Around 1,100 Indian students are currently in Ukraine though most of those pursuing medical education in that country have returned, the government told Lok Sabha on Friday.
The government has said all Indian citizens in Ukraine have been advised by the mission to ‘strictly’ follow the safety and security guidelines issued by the Ukrainian government and local authorities.
Around 1,100 Indian students are currently in Ukraine though most of those pursuing medical education in that country have returned, the government told Lok Sabha on Friday.
Replying to a question, Minister of State for External Affairs Meenakshi Lekhi said the Indian embassy in Kyiv had issued an advisory on October 25 asking all Indian citizens to immediately leave Ukraine by available means.
"While most of the Indian students pursuing medical education in Ukraine have returned to India since the conflict began, around 1100 Indian students are currently in Ukraine," she said.
Lekhi said all Indian citizens in Ukraine have been advised by the mission to "strictly" follow the safety and security guidelines issued by the Ukrainian government and local authorities.
"The mission, in its advisory, had also provided information about available options to Indian citizens for crossing borders and it remains in touch with our nationals in Ukraine to provide help, when required," she said.
The minister also noted the steps initiated by the National Medical Commission (NMC) to help the Indian medical students whose courses in Ukraine were affected because of the conflict.

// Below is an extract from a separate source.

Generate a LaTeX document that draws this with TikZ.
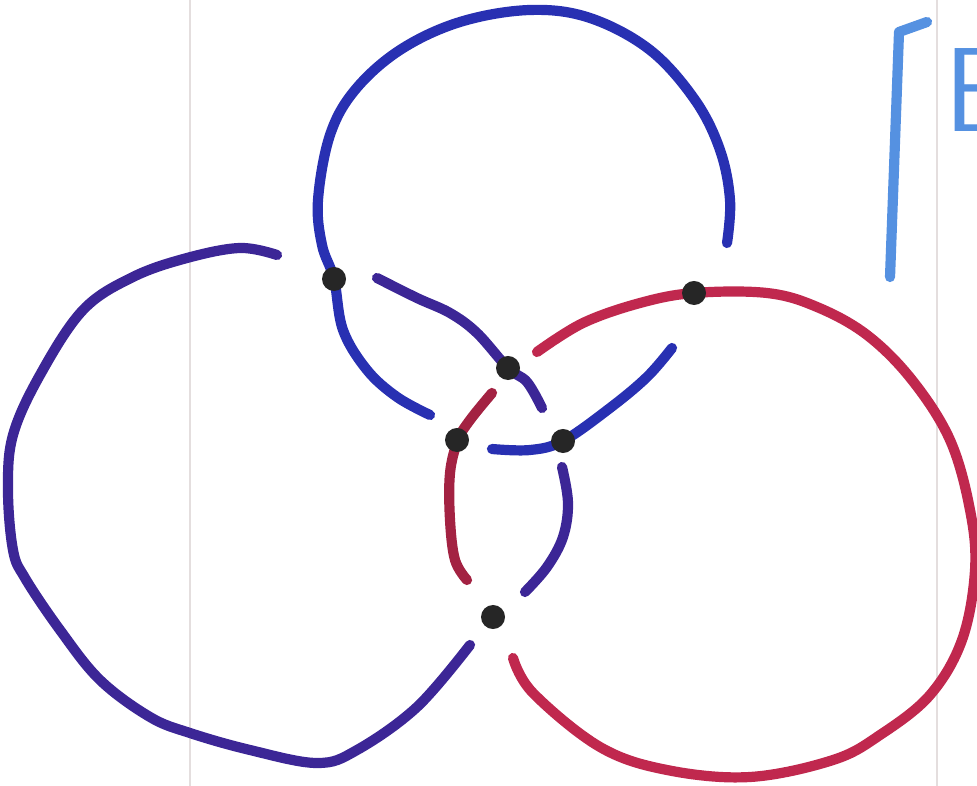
\documentclass[tikz,border=0pt]{standalone}
\usepackage{tikz}

\definecolor{topblue}{RGB}{40,48,178}
\definecolor{leftviolet}{RGB}{60,38,150}
\definecolor{rightred}{RGB}{192,40,78}
\definecolor{markblue}{RGB}{85,145,225}
\definecolor{rulegray}{RGB}{228,222,222}

\begin{document}
\begin{tikzpicture}[x=0.01cm,y=-0.01cm,
  strand/.style={line width=2.9pt,line cap=round,line join=round},
  vtx/.style={circle,fill=black!85,inner sep=0pt,minimum size=2.4mm}]
 \useasboundingbox (0,0) rectangle (977,786);
 \draw[rulegray,line width=0.7pt] (190,0) -- (190,786);
 \draw[rulegray,line width=0.7pt] (937,0) -- (937,786);
 % top circle
 \draw[strand,topblue] plot[smooth,tension=0.6] coordinates {(727,243) (730,200) (720,150) (695,100) (650,50) (590,18) (530,10) (460,22) (400,50) (355,90) (330,135) (318,200) (322,245) (334,279) (343,330) (367,370) (397,397) (430,415)};
 \draw[strand,topblue] plot[smooth,tension=0.6] coordinates {(492,449) (530,450) (563,441) (610,408) (647,377) (672,348)};
 % left circle
 \draw[strand,leftviolet] plot[smooth,tension=0.6] coordinates {(277,255) (240,248) (187,258) (133,277) (83,310) (40,375) (13,435) (8,490) (13,550) (25,578) (60,630) (100,680) (150,717) (190,733) (250,750) (317,763) (357,750) (417,707) (470,645)};
 \draw[strand,leftviolet] plot[smooth,tension=0.6] coordinates {(377,278) (417,298) (450,313) (477,333) (508,368) (527,382) (542,408)};
 \draw[strand,leftviolet] plot[smooth,tension=0.6] coordinates {(562,467) (568,503) (563,537) (547,567) (525,592)};
 % right circle
 \draw[strand,rightred] plot[smooth,tension=0.6] coordinates {(537,352) (583,323) (640,303) (694,293) (767,293) (817,307) (867,335) (912,380) (950,440) (970,510) (975,570) (962,640) (930,695) (880,735) (833,760) (750,777) (667,770) (600,747) (533,693) (513,658)};
 \draw[strand,rightred!85!black] plot[smooth,tension=0.6] coordinates {(492,393) (470,420) (458,440) (450,473) (450,520) (455,560) (467,580)};
 % crossing dots
 \node[vtx] (p1) at (334,279) {};
 \node[vtx] (p2) at (694,293) {};
 \node[vtx] (p3) at (508,368) {};
 \node[vtx] (p4) at (457,440) {};
 \node[vtx] (p5) at (563,441) {};
 \node[vtx] (p6) at (493,617) {};
 % bracket and letter at the edge
 \draw[strand,markblue] (927,22) -- (899,32) -- (890,277);
 \node[markblue,anchor=north west,inner sep=0pt,font=\fontsize{34}{34}\selectfont\sffamily] (lbl) at (944,48) {B};
\end{tikzpicture}
\end{document}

Lekhi said the NMC, through a public notice dated July 28, 2022, devised a scheme under which Indian students, who were in the last year of their undergraduate medical course but had to leave their foreign institute and completed their studies with certificate of completion of course from their institute by June 2022, will be permitted to appear in the Foreign Medical Graduate (FMG) examination.
"Thereafter, upon qualifying the FMG examination, such foreign medical graduates are required to undergo "Compulsory Rotating Medical Internship" for two years to make up for the clinical training which could not be physically done by them during the undergraduate medicine course at the foreign institute, and also to familiarise themselves with the practice of medicine under Indian conditions.